HexLasso performs the byte coverage analysis through analyzers and transformers.

The analyzer is a dedicated routine to perform pattern recognition and prediction of the given block. The result is the byte coverage, that is how many bytes are covered by the pattern and how many bytes are predicted. The minimum possible value is zero, the maximum possible value is the size of the block in bytes.

The analyzer directly reports the byte coverage but it might call transformers to transform the data prior to the analysis. The transformation might be needed because the transformed data might fit better into the pattern recognition and prediction models.

The analyzer reports only on the bytes covered by the pattern recognition or prediction. For example, if there is a long sequence of ASCII bytes, the analyzer might report string regardless of what are the bytes which are not covered by the pattern recognition or prediction.

There are number of analyzers, and each analyzer runs on the given block.

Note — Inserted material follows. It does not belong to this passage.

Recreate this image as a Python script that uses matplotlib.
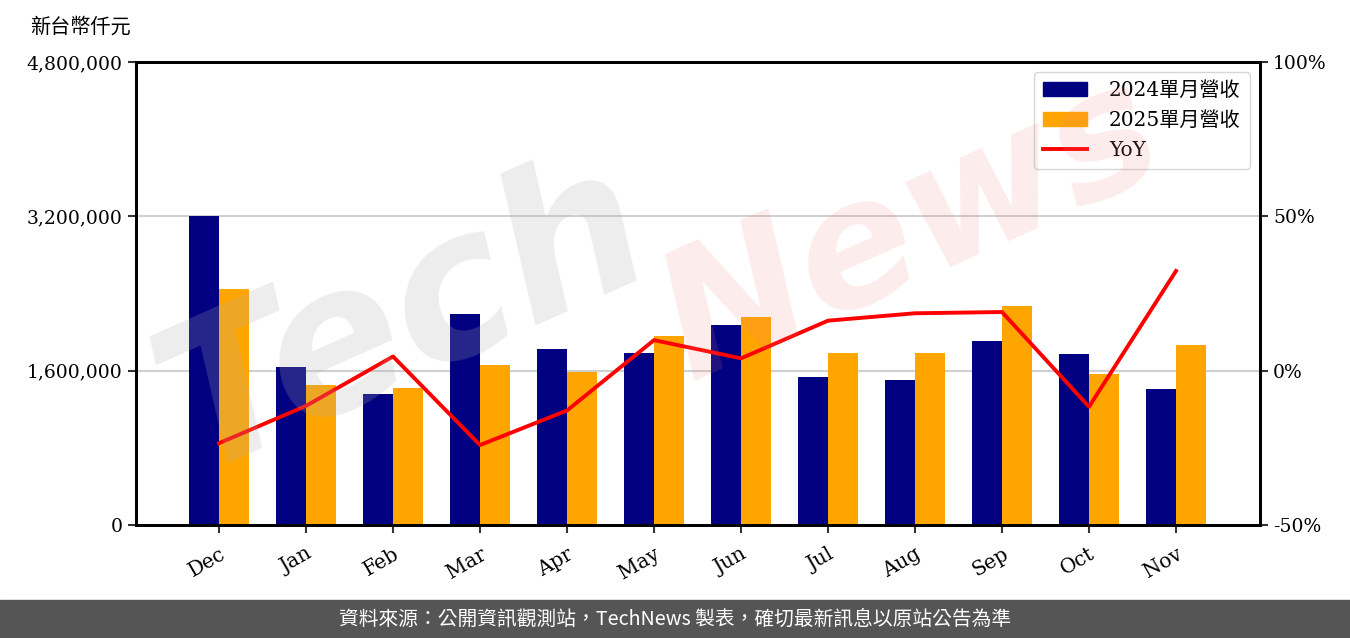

If the string analyzer reports to cover, say, 60 bytes out of 64 bytes, then the result could be meaningful enough for the analyst.

However, if the string analyzer reports to cover, say, only 5 bytes out of 64 bytes, then the string might not be the one that describes the block in meaningful way. Ideally, there should be another analyzer covering more bytes. The analyzer that covers for the most bytes will describe the block.

HexLasso maintains a priority list of analyzers that each analyzer is given a distinct priority. If two analyzers report the same byte coverage then the analyzer with the higher priority will describe the block.

When considering two analyzers, the one which can more accurately detect the redundancy is given the higher priority. For example, the string analyzer is given higher priority than any of the match analyzers.